Today, Newsarama features an interview with Frederik L. Schodt about his new book, The Astro Boy Essays. In response to interviewer Chris Arrant's query about Schodt's personal memories of Tezuka-san, Schodt recalls Tezuka's astounding amount of energy:
"I also have many memories of his extraordinary energy. He was always working or doing something, and it was often hard for much younger people to keep up with him. Once, in Florida, we had been working on a documentary, adhering to a typically inhuman schedule. The TV crew, which had flown from Japan, was exhausted, and I actually remember seeing a young man in charge of lighting for an instant fall asleep on his feet on the shoot (I had heard this was possible, but never actually seen it before, so it made a big impression on me).

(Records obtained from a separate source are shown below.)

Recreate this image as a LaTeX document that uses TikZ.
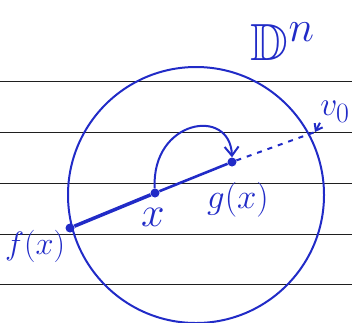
\documentclass[tikz,border=0pt]{standalone}
\usepackage{amssymb}
\usetikzlibrary{arrows.meta}
\definecolor{inkblue}{rgb}{0.13,0.17,0.78}
\definecolor{ruleline}{rgb}{0.12,0.12,0.12}

\begin{document}
\begin{tikzpicture}[x=1pt,y=-1pt,
  ink/.style={inkblue,line width=2pt},
  inkdot/.style={circle,fill=inkblue,inner sep=0pt,minimum size=9pt},
  hand/.style={inkblue,inner sep=0pt,font=\Huge}]
\useasboundingbox (0,0) rectangle (352,322);
\foreach \yy in {81,132,183,234,284}
  \draw[ruleline,line width=0.8pt] (0,\yy) -- (352,\yy);
\coordinate (ctr) at (196,195);
\draw[ink] (ctr) circle[radius=128];
\node[inkdot] (fx) at (70,228) {};
\node[inkdot] (xpt) at (155,193) {};
\node[inkdot] (gx) at (232,162) {};
\coordinate (vpt) at (315,132);
\draw[inkblue,line width=3.5pt] (fx) -- (xpt);
\draw[inkblue,line width=2.6pt] (xpt) -- (gx);
\draw[ink,dash pattern=on 5pt off 6pt] (gx) -- (vpt);
\draw[ink,-{Straight Barb[length=9pt,width=14pt]}] (xpt) .. controls (151,120) and (230,106) .. (gx.north);
\node[hand,scale=1.3] (lblfx) at (35,246) {$f(x)$};
\node[hand,scale=1.7] (lblx) at (153,217) {$x$};
\node[hand,scale=1.4] (lblgx) at (238,200) {$g(x)$};
\node[hand,scale=2.1] (lbldn) at (283,42) {$\mathbb{D}^n$};
\node[hand,scale=1.35,anchor=west] (lblv) at (320,112) {$v_0$};
\draw[ink,-{Straight Barb[length=6pt,width=9pt]}] (lblv.south west) -- (vpt);
\end{tikzpicture}
\end{document}
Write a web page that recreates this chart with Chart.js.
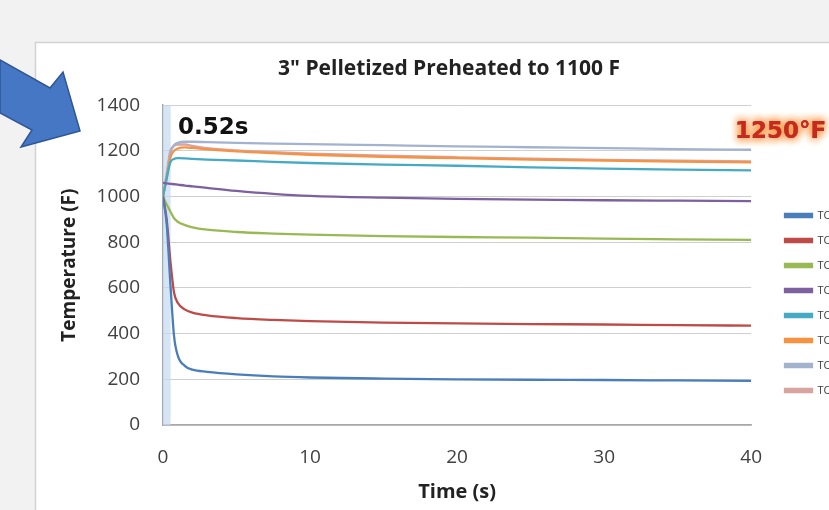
<!DOCTYPE html>
<html>
<head>
<meta charset="utf-8">
<script src="https://cdn.jsdelivr.net/npm/chart.js@4"></script>
<style>
  html, body { margin: 0; padding: 0; overflow: hidden; background: #f2f2f2; }
  #wrap { position: relative; width: 880px; height: 510px; }
</style>
</head>
<body>
<div id="wrap"><canvas id="tempChart" width="880" height="510"></canvas></div>
<script>
// time samples (s)
const times = [0, 0.25, 0.5, 0.75, 1, 1.5, 2, 3, 5, 7.5, 10, 15, 20, 25, 30, 35, 40];

// thermocouple readings (F)
const tc1 = [1000, 880, 620, 390, 305, 258, 242, 233, 222, 213, 208, 203, 200, 198, 197, 195, 193];
const tc2 = [1000, 900, 720, 580, 535, 505, 492, 480, 468, 460, 455, 448, 445, 442, 440, 437, 435];
const tc3 = [1000, 965, 935, 905, 890, 875, 865, 855, 845, 838, 833, 827, 823, 820, 816, 813, 810];
const tc4 = [1060, 1058, 1056, 1054, 1052, 1048, 1045, 1038, 1025, 1012, 1003, 995, 990, 987, 984, 982, 980];
const tc5 = [1000, 1080, 1150, 1165, 1168, 1167, 1165, 1162, 1158, 1152, 1147, 1140, 1135, 1128, 1122, 1118, 1115];
const tc6 = [1000, 1080, 1170, 1200, 1210, 1215, 1213, 1207, 1198, 1190, 1183, 1174, 1168, 1162, 1157, 1153, 1150];
const tc7 = [1000, 1090, 1190, 1225, 1235, 1240, 1240, 1238, 1235, 1232, 1230, 1225, 1220, 1216, 1212, 1208, 1205];
const tc8 = [1000, 1100, 1200, 1222, 1228, 1228, 1222, 1212, 1202, 1194, 1188, 1179, 1172, 1166, 1161, 1157, 1154];

const seriesNames = ['TC1', 'TC2', 'TC3', 'TC4', 'TC5', 'TC6', 'TC7', 'TC8'];
const seriesValues = [tc1, tc2, tc3, tc4, tc5, tc6, tc7, tc8];
const seriesColors = ['#4a7ebb', '#be4b48', '#98b954', '#7d60a0', '#46aac5', '#f69240', '#a3b3cf', '#d9a3a0'];

// shaded start window and callouts
const windowStart = 0;
const windowEnd = 0.52;
const windowLabel = '0.52s';
const peakLabel = '1250\u00B0F';

const FONT = "'Open Sans', sans-serif";

const datasets = seriesNames.map((name, i) => ({
  label: name,
  data: times.map((t, j) => ({ x: t, y: seriesValues[i][j] })),
  borderColor: seriesColors[i],
  backgroundColor: seriesColors[i],
  borderWidth: 2.3,
  pointRadius: 0,
  cubicInterpolationMode: 'monotone',
  fill: false
}));

// grey page + white chart frame
const framePlugin = {
  id: 'frame',
  beforeDraw(chart) {
    const c = chart.ctx;
    c.save();
    c.fillStyle = '#f2f2f2';
    c.fillRect(0, 0, chart.width, chart.height);
    c.fillStyle = '#ffffff';
    c.fillRect(35, 42, chart.width, chart.height);
    c.strokeStyle = '#d2d2d2';
    c.lineWidth = 1.5;
    c.beginPath();
    c.moveTo(35.5, chart.height);
    c.lineTo(35.5, 42.5);
    c.lineTo(chart.width, 42.5);
    c.stroke();
    c.restore();
  }
};

// light blue band for the first 0.52 s
const bandPlugin = {
  id: 'band',
  beforeDatasetsDraw(chart) {
    const { ctx, chartArea, scales } = chart;
    const x0 = scales.x.getPixelForValue(windowStart);
    const x1 = scales.x.getPixelForValue(windowEnd);
    ctx.save();
    ctx.fillStyle = 'rgba(195, 218, 242, 0.7)';
    ctx.fillRect(x0, chartArea.top, x1 - x0, chartArea.bottom - chartArea.top);
    ctx.restore();
  }
};

// nudge legend and title to where the original has them
const boxShift = {
  id: 'boxShift',
  afterLayout(chart) {
    const lg = chart.legend;
    const dx = 771 - lg.left;
    lg.left += dx; lg.right += dx;
    lg.top += 24; lg.bottom += 24;
    const tb = chart.titleBlock;
    const tx = 449 - (tb.left + tb.right) / 2;
    tb.left += tx; tb.right += tx;
  }
};

// arrow and text callouts
const notesPlugin = {
  id: 'notes',
  afterDraw(chart) {
    const c = chart.ctx;
    c.save();
    c.beginPath();
    c.moveTo(0, 60);
    c.lineTo(50, 88);
    c.lineTo(63, 72);
    c.lineTo(80, 131);
    c.lineTo(21, 147);
    c.lineTo(32, 130);
    c.lineTo(0, 113);
    c.closePath();
    c.fillStyle = '#4677c4';
    c.fill();
    c.strokeStyle = '#2f5597';
    c.lineWidth = 1.5;
    c.stroke();

    c.fillStyle = '#111';
    c.font = "bold 23px 'DejaVu Sans', sans-serif";
    c.textBaseline = 'middle';
    c.textAlign = 'left';
    c.fillText(windowLabel, 178, 128);

    c.font = "bold 23px 'DejaVu Sans', sans-serif";
    c.shadowColor = 'rgba(250, 150, 60, 0.95)';
    c.shadowBlur = 8;
    c.fillStyle = '#c42a22';
    for (let k = 0; k < 3; k++) c.fillText(peakLabel, 735, 132);
    c.restore();
  }
};

new Chart(document.getElementById('tempChart'), {
  type: 'line',
  data: { datasets },
  plugins: [framePlugin, bandPlugin, boxShift, notesPlugin],
  options: {
    responsive: false,
    animation: false,
    devicePixelRatio: 1,
    layout: { padding: { top: 48, left: 40, right: 53, bottom: 0 } },
    plugins: {
      title: {
        display: true,
        text: '3" Pelletized Preheated to 1100 F',
        color: '#222',
        font: { family: FONT, size: 21, weight: 'bold' },
        padding: { top: 8, bottom: 24 }
      },
      legend: {
        position: 'right',
        labels: {
          boxWidth: 27,
          boxHeight: 3,
          padding: 14,
          color: '#404040',
          font: { family: FONT, size: 11 }
        }
      },
      tooltip: { enabled: false }
    },
    scales: {
      x: {
        type: 'linear',
        min: 0,
        max: 40,
        afterFit(scale) { scale.height = 85; },
        ticks: { stepSize: 10, padding: 21, color: '#404040', font: { family: FONT, size: 19 } },
        grid: { display: false, drawTicks: false },
        border: { color: '#a8a8a8', width: 1.5 },
        title: {
          display: true,
          text: 'Time (s)',
          color: '#222',
          font: { family: FONT, size: 20, weight: 'bold' },
          padding: { top: 6, bottom: 6 }
        }
      },
      y: {
        min: 0,
        max: 1400,
        afterFit(scale) { scale.width = 123; },
        ticks: {
          stepSize: 200,
          padding: 23,
          color: '#404040',
          font: { family: FONT, size: 19 },
          callback: v => String(v)
        },
        grid: { color: '#cfcfcf', drawTicks: false },
        border: { color: '#a8a8a8', width: 1.5 },
        title: {
          display: true,
          text: 'Temperature (F)',
          color: '#222',
          font: { family: FONT, size: 19, weight: 'bold' },
          padding: { top: 18, bottom: 18 }
        }
      }
    }
  }
});
</script>
</body>
</html>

"When the work was all over and everyone stumbled back to their hotel rooms exhausted, I remember saying goodnight to Tezuka. In the morning, when I met him, he handed me the manga pages he had been working on. It was extraordinary. He hadn't slept, and had completed about fifteen or twenty pages, with panels and balloons with dialog indicated in pencil, main characters penciled and inked, and directions for his assistants back in Japan to fill in the backgrounds. Some people find it hard to believe that Tezuka could do so much of his own work, but I can attest to the fact that he did. In terms of his productivity, he was super-human."